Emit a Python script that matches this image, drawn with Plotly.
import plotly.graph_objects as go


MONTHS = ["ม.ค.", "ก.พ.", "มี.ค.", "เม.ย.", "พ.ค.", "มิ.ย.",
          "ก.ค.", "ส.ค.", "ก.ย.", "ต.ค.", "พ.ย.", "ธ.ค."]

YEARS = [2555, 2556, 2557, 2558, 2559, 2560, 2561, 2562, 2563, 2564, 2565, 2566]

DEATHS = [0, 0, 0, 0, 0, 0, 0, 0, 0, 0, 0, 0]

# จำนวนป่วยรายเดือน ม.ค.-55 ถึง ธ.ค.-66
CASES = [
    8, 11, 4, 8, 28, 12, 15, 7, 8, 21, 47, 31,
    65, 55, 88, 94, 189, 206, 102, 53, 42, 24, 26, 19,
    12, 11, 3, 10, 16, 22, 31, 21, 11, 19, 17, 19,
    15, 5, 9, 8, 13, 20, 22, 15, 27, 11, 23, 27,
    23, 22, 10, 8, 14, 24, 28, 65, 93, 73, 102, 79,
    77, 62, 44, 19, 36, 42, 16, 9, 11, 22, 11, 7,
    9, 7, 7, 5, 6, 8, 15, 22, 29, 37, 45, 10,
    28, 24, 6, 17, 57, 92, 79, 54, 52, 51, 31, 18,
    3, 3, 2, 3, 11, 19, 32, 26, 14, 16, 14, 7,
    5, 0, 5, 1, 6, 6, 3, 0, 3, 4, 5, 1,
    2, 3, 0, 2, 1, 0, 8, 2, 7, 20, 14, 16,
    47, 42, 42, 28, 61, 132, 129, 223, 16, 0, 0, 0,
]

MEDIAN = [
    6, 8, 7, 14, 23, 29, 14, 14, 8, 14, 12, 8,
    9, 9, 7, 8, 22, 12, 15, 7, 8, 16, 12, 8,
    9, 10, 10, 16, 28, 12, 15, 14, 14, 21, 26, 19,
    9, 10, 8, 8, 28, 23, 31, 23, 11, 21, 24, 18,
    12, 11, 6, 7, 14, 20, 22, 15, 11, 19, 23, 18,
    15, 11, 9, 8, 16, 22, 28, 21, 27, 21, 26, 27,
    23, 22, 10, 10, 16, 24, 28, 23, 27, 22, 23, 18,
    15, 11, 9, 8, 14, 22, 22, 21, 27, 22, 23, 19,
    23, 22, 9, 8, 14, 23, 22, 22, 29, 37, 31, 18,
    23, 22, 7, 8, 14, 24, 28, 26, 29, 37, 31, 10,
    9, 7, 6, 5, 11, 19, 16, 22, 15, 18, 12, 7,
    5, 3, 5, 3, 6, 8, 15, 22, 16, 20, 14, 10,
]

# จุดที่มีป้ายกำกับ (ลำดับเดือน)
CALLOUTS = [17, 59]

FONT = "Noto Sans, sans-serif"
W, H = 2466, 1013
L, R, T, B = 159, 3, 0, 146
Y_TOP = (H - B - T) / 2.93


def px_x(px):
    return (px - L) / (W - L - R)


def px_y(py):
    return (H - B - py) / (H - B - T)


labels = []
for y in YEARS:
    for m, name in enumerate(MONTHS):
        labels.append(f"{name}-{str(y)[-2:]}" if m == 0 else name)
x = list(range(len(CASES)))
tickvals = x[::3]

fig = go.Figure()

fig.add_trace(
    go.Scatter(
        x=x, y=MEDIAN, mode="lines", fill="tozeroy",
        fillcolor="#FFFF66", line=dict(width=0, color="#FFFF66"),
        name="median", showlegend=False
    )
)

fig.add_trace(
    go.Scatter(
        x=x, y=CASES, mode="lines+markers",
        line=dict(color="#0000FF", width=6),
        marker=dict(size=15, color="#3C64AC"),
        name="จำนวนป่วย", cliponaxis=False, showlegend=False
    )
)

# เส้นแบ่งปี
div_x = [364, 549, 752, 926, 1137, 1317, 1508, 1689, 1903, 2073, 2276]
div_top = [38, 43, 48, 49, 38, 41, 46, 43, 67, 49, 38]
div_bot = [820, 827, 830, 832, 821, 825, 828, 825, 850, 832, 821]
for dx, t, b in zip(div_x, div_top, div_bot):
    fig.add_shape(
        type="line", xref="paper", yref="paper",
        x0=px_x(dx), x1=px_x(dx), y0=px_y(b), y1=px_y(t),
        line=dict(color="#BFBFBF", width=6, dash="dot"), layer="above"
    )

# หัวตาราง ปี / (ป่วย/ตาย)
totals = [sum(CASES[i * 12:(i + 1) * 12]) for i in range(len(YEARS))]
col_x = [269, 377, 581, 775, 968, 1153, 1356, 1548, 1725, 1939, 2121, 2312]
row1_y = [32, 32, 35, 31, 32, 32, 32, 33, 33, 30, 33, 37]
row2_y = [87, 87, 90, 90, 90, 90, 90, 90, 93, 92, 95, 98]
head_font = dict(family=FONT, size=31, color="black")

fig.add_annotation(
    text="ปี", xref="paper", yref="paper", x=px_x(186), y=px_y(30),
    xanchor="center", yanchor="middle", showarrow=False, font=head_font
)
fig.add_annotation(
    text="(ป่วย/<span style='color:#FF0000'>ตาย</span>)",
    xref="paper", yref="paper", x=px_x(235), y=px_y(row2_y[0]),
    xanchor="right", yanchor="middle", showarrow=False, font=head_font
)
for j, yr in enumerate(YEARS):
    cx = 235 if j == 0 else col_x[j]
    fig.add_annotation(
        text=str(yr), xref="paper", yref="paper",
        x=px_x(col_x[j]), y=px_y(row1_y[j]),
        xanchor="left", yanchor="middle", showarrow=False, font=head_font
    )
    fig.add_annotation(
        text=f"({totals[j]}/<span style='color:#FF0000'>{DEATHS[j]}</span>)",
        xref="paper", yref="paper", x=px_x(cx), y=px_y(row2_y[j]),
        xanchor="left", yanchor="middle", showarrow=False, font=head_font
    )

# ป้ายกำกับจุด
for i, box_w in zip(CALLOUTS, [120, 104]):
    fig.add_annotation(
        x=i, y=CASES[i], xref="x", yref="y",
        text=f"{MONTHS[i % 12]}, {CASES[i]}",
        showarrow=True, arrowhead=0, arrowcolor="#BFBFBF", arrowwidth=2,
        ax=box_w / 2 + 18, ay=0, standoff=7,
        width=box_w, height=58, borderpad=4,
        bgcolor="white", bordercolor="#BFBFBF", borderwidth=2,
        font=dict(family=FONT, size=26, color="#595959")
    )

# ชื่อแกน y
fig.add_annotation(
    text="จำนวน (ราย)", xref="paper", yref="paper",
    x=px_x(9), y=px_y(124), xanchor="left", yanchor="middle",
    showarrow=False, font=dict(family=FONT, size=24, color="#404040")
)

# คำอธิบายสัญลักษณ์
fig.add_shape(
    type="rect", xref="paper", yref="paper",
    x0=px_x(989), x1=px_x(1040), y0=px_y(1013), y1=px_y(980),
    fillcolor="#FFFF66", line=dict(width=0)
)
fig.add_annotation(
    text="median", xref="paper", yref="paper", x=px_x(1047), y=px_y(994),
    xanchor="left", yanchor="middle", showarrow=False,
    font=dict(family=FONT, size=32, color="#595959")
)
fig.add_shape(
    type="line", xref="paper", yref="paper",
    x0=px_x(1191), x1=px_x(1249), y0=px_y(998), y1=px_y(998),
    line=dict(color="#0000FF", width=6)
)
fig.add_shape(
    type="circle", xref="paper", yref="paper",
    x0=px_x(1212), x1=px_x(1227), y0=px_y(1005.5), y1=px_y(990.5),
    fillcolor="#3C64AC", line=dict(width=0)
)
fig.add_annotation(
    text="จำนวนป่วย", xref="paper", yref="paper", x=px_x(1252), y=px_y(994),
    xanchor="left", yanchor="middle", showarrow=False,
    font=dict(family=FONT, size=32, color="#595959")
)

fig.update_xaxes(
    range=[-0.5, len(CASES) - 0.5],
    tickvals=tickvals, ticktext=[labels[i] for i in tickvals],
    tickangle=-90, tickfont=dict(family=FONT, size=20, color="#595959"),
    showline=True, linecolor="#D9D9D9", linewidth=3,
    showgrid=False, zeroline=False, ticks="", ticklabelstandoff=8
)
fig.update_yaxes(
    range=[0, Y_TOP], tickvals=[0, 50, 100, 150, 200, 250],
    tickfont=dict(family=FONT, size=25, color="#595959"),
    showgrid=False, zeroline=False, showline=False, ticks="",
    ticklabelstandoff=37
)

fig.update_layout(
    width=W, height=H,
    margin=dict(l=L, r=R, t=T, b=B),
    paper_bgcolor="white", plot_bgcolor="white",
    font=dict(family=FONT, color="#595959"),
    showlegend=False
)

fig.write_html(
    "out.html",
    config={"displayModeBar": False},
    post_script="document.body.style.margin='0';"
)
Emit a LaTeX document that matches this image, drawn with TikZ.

+--

Find each line in the records holding the string "matches" and show it.

Emit a Python script that matches this image, drawn with Plotly.
Emit a LaTeX document that matches this image, drawn with TikZ.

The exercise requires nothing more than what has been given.